Exercise description: Write out the material again word for word, dropping any images it holds.

--------

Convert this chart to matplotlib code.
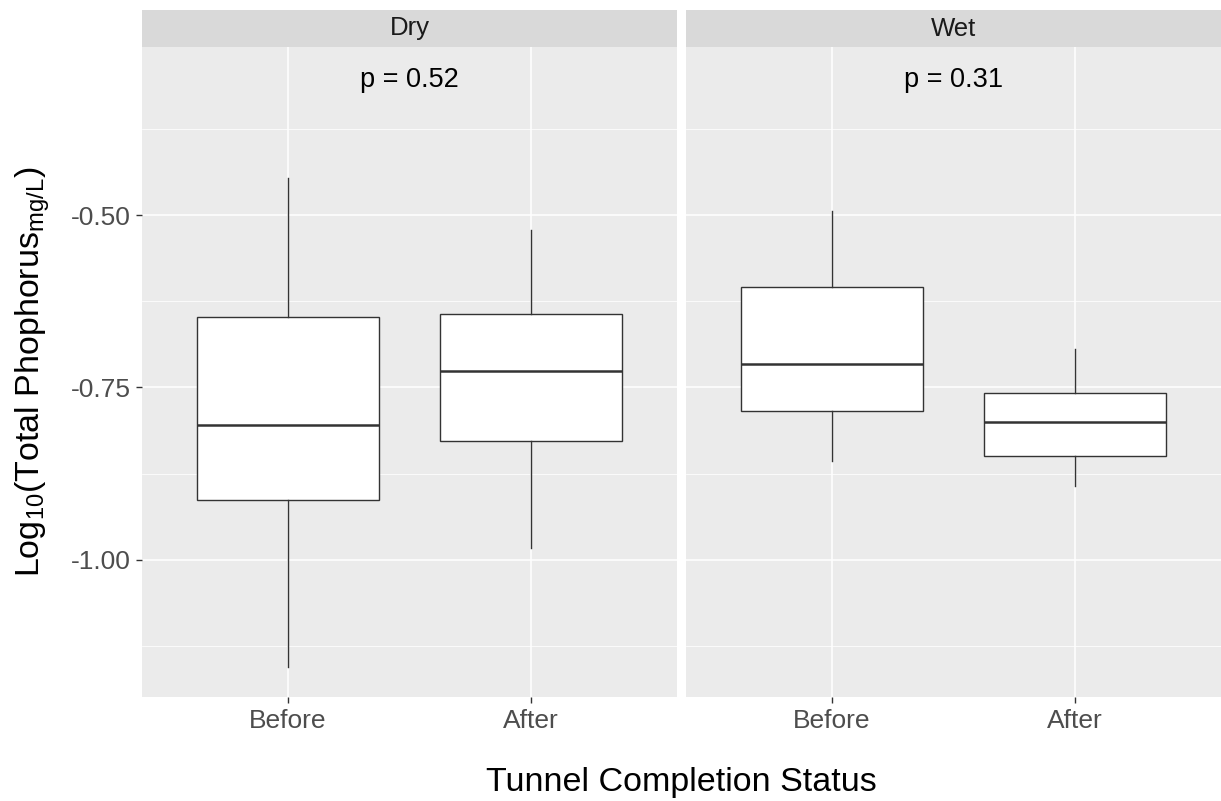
import numpy as np
import matplotlib
matplotlib.use("Agg")
import matplotlib.pyplot as plt
from matplotlib.ticker import FixedLocator

plt.rcParams['font.family'] = ['Liberation Sans', 'DejaVu Sans']
plt.rcParams['mathtext.fontset'] = 'custom'
plt.rcParams['mathtext.rm'] = 'Liberation Sans'
plt.rcParams['mathtext.it'] = 'Liberation Sans'

# data
panels = ["Dry", "Wet"]
groups = ["Before", "After"]
p_values = ["p = 0.52", "p = 0.31"]
whislo = {"Dry": [-1.155, -0.983], "Wet": [-0.857, -0.893]}
q1 = {"Dry": [-0.913, -0.828], "Wet": [-0.784, -0.849]}
med = {"Dry": [-0.804, -0.726], "Wet": [-0.716, -0.800]}
q3 = {"Dry": [-0.648, -0.644], "Wet": [-0.604, -0.758]}
whishi = {"Dry": [-0.446, -0.522], "Wet": [-0.494, -0.694]}

ylim = (-1.1986, -0.2565)
major = [-1.0, -0.75, -0.5]
minor = [-1.125, -0.875, -0.625, -0.375]

fig = plt.figure(figsize=(12.21, 8.01), dpi=100)
W, H = 1221, 801
lefts = [142, 686]
pw = 535
top, bottom = 47, 697
strip_top = 10

for k, name in enumerate(panels):
    ax = fig.add_axes([lefts[k] / W, 1 - bottom / H, pw / W, (bottom - top) / H])
    ax.set_facecolor('#EBEBEB')
    for s in ax.spines.values():
        s.set_visible(False)
    stats = []
    for i, g in enumerate(groups):
        stats.append(dict(whislo=whislo[name][i], q1=q1[name][i], med=med[name][i],
                          q3=q3[name][i], whishi=whishi[name][i], fliers=[], label=g))
    ax.set_axisbelow(True)
    ax.yaxis.set_major_locator(FixedLocator(major))
    ax.yaxis.set_minor_locator(FixedLocator(minor))
    ax.grid(which='major', color='white', linewidth=1.1)
    ax.grid(which='minor', color='white', linewidth=0.55)
    ax.bxp(stats, positions=[1, 2], widths=0.75, showcaps=False, patch_artist=True,
           boxprops=dict(facecolor='white', edgecolor='#333333', linewidth=1.0),
           medianprops=dict(color='#333333', linewidth=1.8),
           whiskerprops=dict(color='#333333', linewidth=1.0))
    ax.set_xlim(0.4, 2.6)
    ax.set_ylim(*ylim)
    ax.set_xticks([1, 2])
    ax.set_xticklabels(groups)
    ax.tick_params(axis='both', which='major', colors='#333333', labelcolor='#4D4D4D',
                   labelsize=19, length=4, width=1)
    ax.tick_params(axis='both', which='minor', length=0)
    ax.tick_params(axis='x', pad=5)
    ax.tick_params(axis='y', pad=4)
    ax.yaxis.set_major_formatter(matplotlib.ticker.FormatStrFormatter('%.2f'))
    if k == 1:
        ax.tick_params(axis='y', which='both', left=False, labelleft=False)
    ax.text(1.5, -0.3043, p_values[k], ha='center', va='center', fontsize=19.5, color='black')

    # strip
    sax = fig.add_axes([lefts[k] / W, 1 - top / H, pw / W, (top - strip_top) / H])
    sax.set_facecolor('#D9D9D9')
    sax.set_xticks([])
    sax.set_yticks([])
    for s in sax.spines.values():
        s.set_visible(False)
    sax.text(0.5, 0.5, name, ha='center', va='center', fontsize=18.5, color='#1A1A1A',
             transform=sax.transAxes)

fig.text(681 / W, 1 - 783 / H, 'Tunnel Completion Status', ha='center', va='center',
         fontsize=24.5, color='black')
fig.text(33 / W, 1 - 372 / H, r'Log$_{10}$(Total Phophorus$_{\mathrm{mg/L}}$)',
         ha='center', va='center', rotation=90, fontsize=24.5, color='black')

fig.savefig('out.png', dpi=100)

--------

Solution below:
Convert this chart to matplotlib code.
import numpy as np
import matplotlib
matplotlib.use("Agg")
import matplotlib.pyplot as plt
from matplotlib.ticker import FixedLocator

plt.rcParams['font.family'] = ['Liberation Sans', 'DejaVu Sans']
plt.rcParams['mathtext.fontset'] = 'custom'
plt.rcParams['mathtext.rm'] = 'Liberation Sans'
plt.rcParams['mathtext.it'] = 'Liberation Sans'

# data
panels = ["Dry", "Wet"]
groups = ["Before", "After"]
p_values = ["p = 0.52", "p = 0.31"]
whislo = {"Dry": [-1.155, -0.983], "Wet": [-0.857, -0.893]}
q1 = {"Dry": [-0.913, -0.828], "Wet": [-0.784, -0.849]}
med = {"Dry": [-0.804, -0.726], "Wet": [-0.716, -0.800]}
q3 = {"Dry": [-0.648, -0.644], "Wet": [-0.604, -0.758]}
whishi = {"Dry": [-0.446, -0.522], "Wet": [-0.494, -0.694]}

ylim = (-1.1986, -0.2565)
major = [-1.0, -0.75, -0.5]
minor = [-1.125, -0.875, -0.625, -0.375]

fig = plt.figure(figsize=(12.21, 8.01), dpi=100)
W, H = 1221, 801
lefts = [142, 686]
pw = 535
top, bottom = 47, 697
strip_top = 10

for k, name in enumerate(panels):
    ax = fig.add_axes([lefts[k] / W, 1 - bottom / H, pw / W, (bottom - top) / H])
    ax.set_facecolor('#EBEBEB')
    for s in ax.spines.values():
        s.set_visible(False)
    stats = []
    for i, g in enumerate(groups):
        stats.append(dict(whislo=whislo[name][i], q1=q1[name][i], med=med[name][i],
                          q3=q3[name][i], whishi=whishi[name][i], fliers=[], label=g))
    ax.set_axisbelow(True)
    ax.yaxis.set_major_locator(FixedLocator(major))
    ax.yaxis.set_minor_locator(FixedLocator(minor))
    ax.grid(which='major', color='white', linewidth=1.1)
    ax.grid(which='minor', color='white', linewidth=0.55)
    ax.bxp(stats, positions=[1, 2], widths=0.75, showcaps=False, patch_artist=True,
           boxprops=dict(facecolor='white', edgecolor='#333333', linewidth=1.0),
           medianprops=dict(color='#333333', linewidth=1.8),
           whiskerprops=dict(color='#333333', linewidth=1.0))
    ax.set_xlim(0.4, 2.6)
    ax.set_ylim(*ylim)
    ax.set_xticks([1, 2])
    ax.set_xticklabels(groups)
    ax.tick_params(axis='both', which='major', colors='#333333', labelcolor='#4D4D4D',
                   labelsize=19, length=4, width=1)
    ax.tick_params(axis='both', which='minor', length=0)
    ax.tick_params(axis='x', pad=5)
    ax.tick_params(axis='y', pad=4)
    ax.yaxis.set_major_formatter(matplotlib.ticker.FormatStrFormatter('%.2f'))
    if k == 1:
        ax.tick_params(axis='y', which='both', left=False, labelleft=False)
    ax.text(1.5, -0.3043, p_values[k], ha='center', va='center', fontsize=19.5, color='black')

    # strip
    sax = fig.add_axes([lefts[k] / W, 1 - top / H, pw / W, (top - strip_top) / H])
    sax.set_facecolor('#D9D9D9')
    sax.set_xticks([])
    sax.set_yticks([])
    for s in sax.spines.values():
        s.set_visible(False)
    sax.text(0.5, 0.5, name, ha='center', va='center', fontsize=18.5, color='#1A1A1A',
             transform=sax.transAxes)

fig.text(681 / W, 1 - 783 / H, 'Tunnel Completion Status', ha='center', va='center',
         fontsize=24.5, color='black')
fig.text(33 / W, 1 - 372 / H, r'Log$_{10}$(Total Phophorus$_{\mathrm{mg/L}}$)',
         ha='center', va='center', rotation=90, fontsize=24.5, color='black')

fig.savefig('out.png', dpi=100)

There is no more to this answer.